WRITTEN REQUEST:
Give the number of lines that include the word "chart", and nothing else.

INFORMATION SHOWN:
════
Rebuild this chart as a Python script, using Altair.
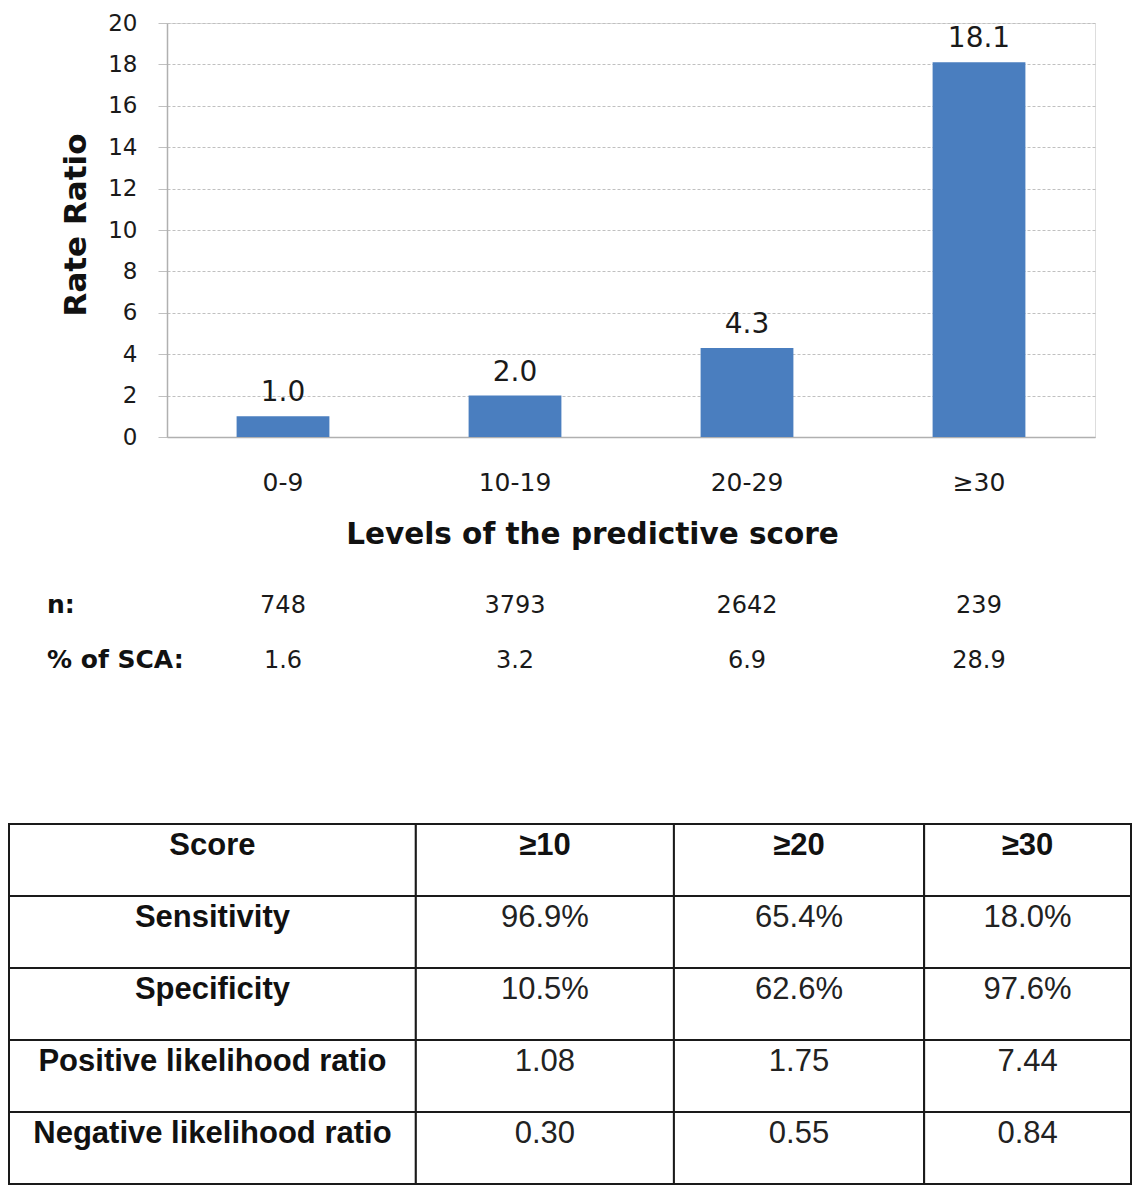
════
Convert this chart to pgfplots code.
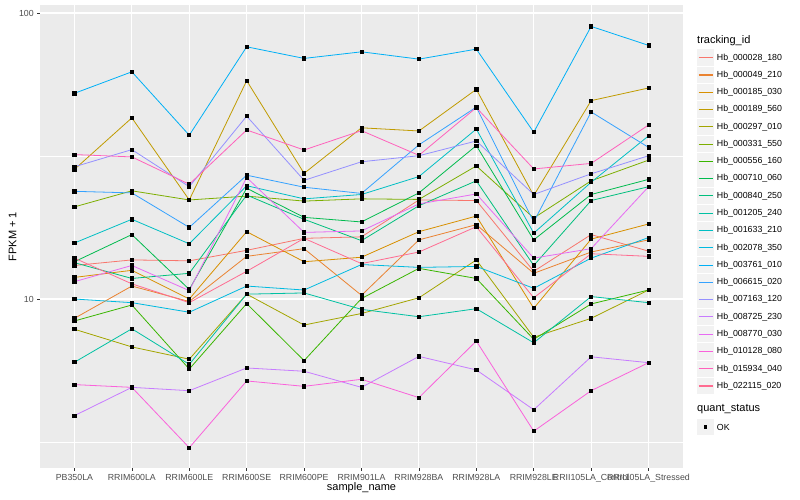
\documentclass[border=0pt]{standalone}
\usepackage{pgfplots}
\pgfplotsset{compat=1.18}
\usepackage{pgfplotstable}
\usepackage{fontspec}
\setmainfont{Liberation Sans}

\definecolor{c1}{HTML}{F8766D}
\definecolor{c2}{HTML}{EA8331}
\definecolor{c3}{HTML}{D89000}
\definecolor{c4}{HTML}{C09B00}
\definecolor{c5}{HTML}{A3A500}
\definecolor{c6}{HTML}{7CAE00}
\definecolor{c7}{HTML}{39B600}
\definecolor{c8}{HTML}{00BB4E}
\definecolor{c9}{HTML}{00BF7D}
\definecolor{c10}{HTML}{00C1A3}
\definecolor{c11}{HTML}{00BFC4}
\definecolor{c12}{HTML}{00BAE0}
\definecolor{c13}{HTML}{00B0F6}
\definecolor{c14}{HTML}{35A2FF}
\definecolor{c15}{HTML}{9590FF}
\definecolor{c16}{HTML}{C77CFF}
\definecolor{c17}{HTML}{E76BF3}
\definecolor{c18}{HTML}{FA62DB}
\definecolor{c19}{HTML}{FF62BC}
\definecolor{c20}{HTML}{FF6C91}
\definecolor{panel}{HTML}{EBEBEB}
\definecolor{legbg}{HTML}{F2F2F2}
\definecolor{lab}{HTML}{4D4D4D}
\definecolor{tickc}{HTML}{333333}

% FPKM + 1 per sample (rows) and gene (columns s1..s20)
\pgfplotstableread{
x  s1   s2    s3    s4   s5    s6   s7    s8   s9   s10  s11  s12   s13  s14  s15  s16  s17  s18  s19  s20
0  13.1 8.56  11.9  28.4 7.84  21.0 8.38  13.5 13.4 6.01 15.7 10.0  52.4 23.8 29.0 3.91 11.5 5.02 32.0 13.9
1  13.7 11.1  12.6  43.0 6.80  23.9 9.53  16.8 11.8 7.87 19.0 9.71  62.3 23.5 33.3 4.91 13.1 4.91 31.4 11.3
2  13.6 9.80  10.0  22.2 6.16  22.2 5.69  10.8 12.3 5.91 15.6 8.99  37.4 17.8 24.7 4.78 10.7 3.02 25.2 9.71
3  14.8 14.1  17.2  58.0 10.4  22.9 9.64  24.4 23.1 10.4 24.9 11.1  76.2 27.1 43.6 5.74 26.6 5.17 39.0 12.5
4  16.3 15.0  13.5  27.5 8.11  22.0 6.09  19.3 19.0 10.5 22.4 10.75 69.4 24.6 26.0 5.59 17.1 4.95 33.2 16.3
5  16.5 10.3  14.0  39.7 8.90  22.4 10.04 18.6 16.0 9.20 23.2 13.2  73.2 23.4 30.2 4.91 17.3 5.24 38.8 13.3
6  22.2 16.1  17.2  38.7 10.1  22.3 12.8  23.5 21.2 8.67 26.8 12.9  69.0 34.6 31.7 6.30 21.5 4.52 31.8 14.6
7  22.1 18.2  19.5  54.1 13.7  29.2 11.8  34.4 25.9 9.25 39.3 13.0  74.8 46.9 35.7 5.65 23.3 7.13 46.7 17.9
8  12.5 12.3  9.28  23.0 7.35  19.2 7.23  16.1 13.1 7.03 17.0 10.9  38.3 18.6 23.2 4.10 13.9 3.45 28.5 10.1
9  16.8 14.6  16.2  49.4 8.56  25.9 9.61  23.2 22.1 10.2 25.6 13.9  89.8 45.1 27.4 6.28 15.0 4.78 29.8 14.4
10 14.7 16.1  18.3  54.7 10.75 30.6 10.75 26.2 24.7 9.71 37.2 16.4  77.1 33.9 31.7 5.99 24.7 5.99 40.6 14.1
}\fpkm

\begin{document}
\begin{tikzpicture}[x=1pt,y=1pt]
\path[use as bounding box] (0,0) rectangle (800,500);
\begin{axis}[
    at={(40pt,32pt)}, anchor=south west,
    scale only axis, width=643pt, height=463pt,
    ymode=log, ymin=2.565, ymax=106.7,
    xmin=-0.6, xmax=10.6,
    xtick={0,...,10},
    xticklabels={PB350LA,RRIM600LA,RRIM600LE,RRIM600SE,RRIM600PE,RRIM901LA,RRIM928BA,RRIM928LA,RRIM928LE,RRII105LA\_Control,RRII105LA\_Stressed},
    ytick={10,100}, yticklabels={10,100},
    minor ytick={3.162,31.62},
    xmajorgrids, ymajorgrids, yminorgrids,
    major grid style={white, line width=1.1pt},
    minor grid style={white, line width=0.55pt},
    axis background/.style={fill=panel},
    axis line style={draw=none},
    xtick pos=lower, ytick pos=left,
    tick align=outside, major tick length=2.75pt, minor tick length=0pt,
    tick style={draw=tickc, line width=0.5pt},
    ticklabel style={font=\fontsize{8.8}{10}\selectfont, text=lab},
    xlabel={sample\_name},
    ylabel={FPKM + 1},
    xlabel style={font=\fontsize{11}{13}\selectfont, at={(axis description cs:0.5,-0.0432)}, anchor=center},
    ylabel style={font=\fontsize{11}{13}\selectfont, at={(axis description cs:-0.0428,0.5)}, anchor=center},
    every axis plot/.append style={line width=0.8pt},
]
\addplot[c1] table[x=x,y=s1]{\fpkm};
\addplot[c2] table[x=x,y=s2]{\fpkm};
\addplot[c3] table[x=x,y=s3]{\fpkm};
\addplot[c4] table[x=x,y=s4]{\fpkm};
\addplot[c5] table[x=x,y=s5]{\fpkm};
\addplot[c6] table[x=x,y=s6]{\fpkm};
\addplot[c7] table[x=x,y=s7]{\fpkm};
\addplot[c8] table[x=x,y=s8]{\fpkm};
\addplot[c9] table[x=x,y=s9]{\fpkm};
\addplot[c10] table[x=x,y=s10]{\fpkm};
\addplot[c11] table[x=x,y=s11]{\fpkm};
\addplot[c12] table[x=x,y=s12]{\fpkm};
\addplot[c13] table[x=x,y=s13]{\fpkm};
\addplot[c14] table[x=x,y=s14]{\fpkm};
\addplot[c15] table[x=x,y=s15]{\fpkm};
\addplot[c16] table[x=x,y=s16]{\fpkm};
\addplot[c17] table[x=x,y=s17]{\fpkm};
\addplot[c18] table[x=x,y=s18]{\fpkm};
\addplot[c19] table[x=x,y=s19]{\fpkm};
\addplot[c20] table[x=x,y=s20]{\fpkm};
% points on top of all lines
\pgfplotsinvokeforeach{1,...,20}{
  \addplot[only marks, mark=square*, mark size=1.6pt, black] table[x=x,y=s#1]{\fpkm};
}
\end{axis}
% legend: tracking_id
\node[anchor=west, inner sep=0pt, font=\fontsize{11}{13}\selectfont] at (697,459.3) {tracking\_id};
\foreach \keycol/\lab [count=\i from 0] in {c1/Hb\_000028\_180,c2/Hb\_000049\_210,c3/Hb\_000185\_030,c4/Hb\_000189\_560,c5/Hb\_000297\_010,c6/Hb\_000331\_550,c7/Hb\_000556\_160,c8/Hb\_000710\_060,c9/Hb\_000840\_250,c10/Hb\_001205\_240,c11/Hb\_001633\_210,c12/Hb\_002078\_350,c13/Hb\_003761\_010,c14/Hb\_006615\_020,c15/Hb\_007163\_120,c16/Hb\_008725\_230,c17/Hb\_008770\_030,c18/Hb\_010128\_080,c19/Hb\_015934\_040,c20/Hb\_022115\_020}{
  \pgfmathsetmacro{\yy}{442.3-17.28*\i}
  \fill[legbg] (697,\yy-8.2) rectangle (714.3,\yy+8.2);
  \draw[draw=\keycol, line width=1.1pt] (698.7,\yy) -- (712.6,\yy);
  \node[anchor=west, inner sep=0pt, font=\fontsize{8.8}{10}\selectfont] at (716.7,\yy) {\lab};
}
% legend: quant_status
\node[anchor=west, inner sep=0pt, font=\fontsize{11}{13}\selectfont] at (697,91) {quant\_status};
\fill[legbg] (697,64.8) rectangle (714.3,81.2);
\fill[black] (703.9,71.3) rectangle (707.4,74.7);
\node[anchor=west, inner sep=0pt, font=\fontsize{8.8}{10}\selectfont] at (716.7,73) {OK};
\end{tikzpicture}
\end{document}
════
ANSWER TO THE EXERCISE:
2